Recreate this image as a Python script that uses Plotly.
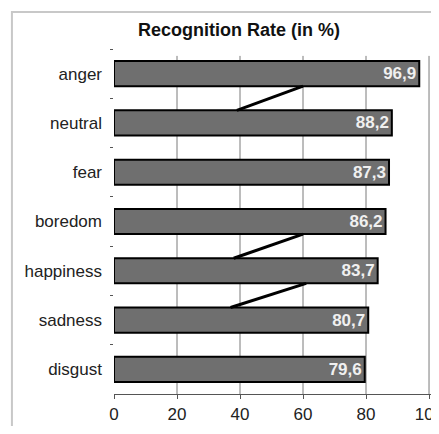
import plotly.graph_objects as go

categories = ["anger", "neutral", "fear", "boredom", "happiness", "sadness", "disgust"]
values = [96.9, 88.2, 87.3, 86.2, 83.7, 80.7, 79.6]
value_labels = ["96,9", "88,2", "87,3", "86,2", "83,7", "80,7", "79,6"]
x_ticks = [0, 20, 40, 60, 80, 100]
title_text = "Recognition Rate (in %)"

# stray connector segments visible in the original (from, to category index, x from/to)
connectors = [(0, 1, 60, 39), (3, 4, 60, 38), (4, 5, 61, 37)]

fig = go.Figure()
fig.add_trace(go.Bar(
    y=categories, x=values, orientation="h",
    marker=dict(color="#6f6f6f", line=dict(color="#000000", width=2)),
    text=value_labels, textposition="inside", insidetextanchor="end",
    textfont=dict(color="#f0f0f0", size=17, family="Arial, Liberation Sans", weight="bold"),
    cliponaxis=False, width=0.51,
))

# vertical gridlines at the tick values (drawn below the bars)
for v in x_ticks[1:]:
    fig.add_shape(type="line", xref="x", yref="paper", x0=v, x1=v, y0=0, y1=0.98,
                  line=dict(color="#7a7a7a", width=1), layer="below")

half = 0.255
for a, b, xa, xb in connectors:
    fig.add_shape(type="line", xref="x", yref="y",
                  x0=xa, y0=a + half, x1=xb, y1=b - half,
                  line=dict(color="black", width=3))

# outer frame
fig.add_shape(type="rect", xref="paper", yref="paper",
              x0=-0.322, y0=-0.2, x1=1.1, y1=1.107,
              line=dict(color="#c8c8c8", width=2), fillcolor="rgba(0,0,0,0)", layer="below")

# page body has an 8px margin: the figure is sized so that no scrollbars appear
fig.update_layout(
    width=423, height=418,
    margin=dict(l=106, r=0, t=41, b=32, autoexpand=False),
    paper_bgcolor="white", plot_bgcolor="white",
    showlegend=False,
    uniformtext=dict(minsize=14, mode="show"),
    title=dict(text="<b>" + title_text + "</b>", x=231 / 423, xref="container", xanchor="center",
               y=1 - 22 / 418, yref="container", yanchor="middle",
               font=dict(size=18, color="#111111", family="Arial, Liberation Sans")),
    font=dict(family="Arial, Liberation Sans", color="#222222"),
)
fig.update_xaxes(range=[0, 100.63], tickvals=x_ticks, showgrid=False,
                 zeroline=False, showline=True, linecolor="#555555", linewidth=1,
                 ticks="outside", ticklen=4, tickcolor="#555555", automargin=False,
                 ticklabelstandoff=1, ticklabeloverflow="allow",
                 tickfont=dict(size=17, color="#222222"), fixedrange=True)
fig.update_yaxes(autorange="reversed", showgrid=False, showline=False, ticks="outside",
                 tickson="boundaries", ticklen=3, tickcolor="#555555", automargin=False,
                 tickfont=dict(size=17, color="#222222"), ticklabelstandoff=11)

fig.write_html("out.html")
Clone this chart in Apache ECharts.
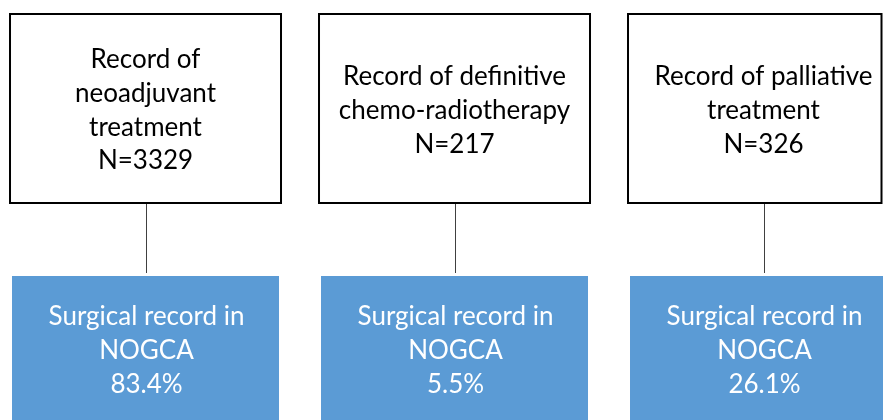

::::::

**What the task requires:**
Restate each entry word for word, leaving out any pictures.

**Completed exercise:**
Recreate this image as a Python script that uses Plotly.
import plotly.graph_objects as go

categories = ["anger", "neutral", "fear", "boredom", "happiness", "sadness", "disgust"]
values = [96.9, 88.2, 87.3, 86.2, 83.7, 80.7, 79.6]
value_labels = ["96,9", "88,2", "87,3", "86,2", "83,7", "80,7", "79,6"]
x_ticks = [0, 20, 40, 60, 80, 100]
title_text = "Recognition Rate (in %)"

# stray connector segments visible in the original (from, to category index, x from/to)
connectors = [(0, 1, 60, 39), (3, 4, 60, 38), (4, 5, 61, 37)]

fig = go.Figure()
fig.add_trace(go.Bar(
    y=categories, x=values, orientation="h",
    marker=dict(color="#6f6f6f", line=dict(color="#000000", width=2)),
    text=value_labels, textposition="inside", insidetextanchor="end",
    textfont=dict(color="#f0f0f0", size=17, family="Arial, Liberation Sans", weight="bold"),
    cliponaxis=False, width=0.51,
))

# vertical gridlines at the tick values (drawn below the bars)
for v in x_ticks[1:]:
    fig.add_shape(type="line", xref="x", yref="paper", x0=v, x1=v, y0=0, y1=0.98,
                  line=dict(color="#7a7a7a", width=1), layer="below")

half = 0.255
for a, b, xa, xb in connectors:
    fig.add_shape(type="line", xref="x", yref="y",
                  x0=xa, y0=a + half, x1=xb, y1=b - half,
                  line=dict(color="black", width=3))

# outer frame
fig.add_shape(type="rect", xref="paper", yref="paper",
              x0=-0.322, y0=-0.2, x1=1.1, y1=1.107,
              line=dict(color="#c8c8c8", width=2), fillcolor="rgba(0,0,0,0)", layer="below")

# page body has an 8px margin: the figure is sized so that no scrollbars appear
fig.update_layout(
    width=423, height=418,
    margin=dict(l=106, r=0, t=41, b=32, autoexpand=False),
    paper_bgcolor="white", plot_bgcolor="white",
    showlegend=False,
    uniformtext=dict(minsize=14, mode="show"),
    title=dict(text="<b>" + title_text + "</b>", x=231 / 423, xref="container", xanchor="center",
               y=1 - 22 / 418, yref="container", yanchor="middle",
               font=dict(size=18, color="#111111", family="Arial, Liberation Sans")),
    font=dict(family="Arial, Liberation Sans", color="#222222"),
)
fig.update_xaxes(range=[0, 100.63], tickvals=x_ticks, showgrid=False,
                 zeroline=False, showline=True, linecolor="#555555", linewidth=1,
                 ticks="outside", ticklen=4, tickcolor="#555555", automargin=False,
                 ticklabelstandoff=1, ticklabeloverflow="allow",
                 tickfont=dict(size=17, color="#222222"), fixedrange=True)
fig.update_yaxes(autorange="reversed", showgrid=False, showline=False, ticks="outside",
                 tickson="boundaries", ticklen=3, tickcolor="#555555", automargin=False,
                 tickfont=dict(size=17, color="#222222"), ticklabelstandoff=11)

fig.write_html("out.html")
Clone this chart in Apache ECharts.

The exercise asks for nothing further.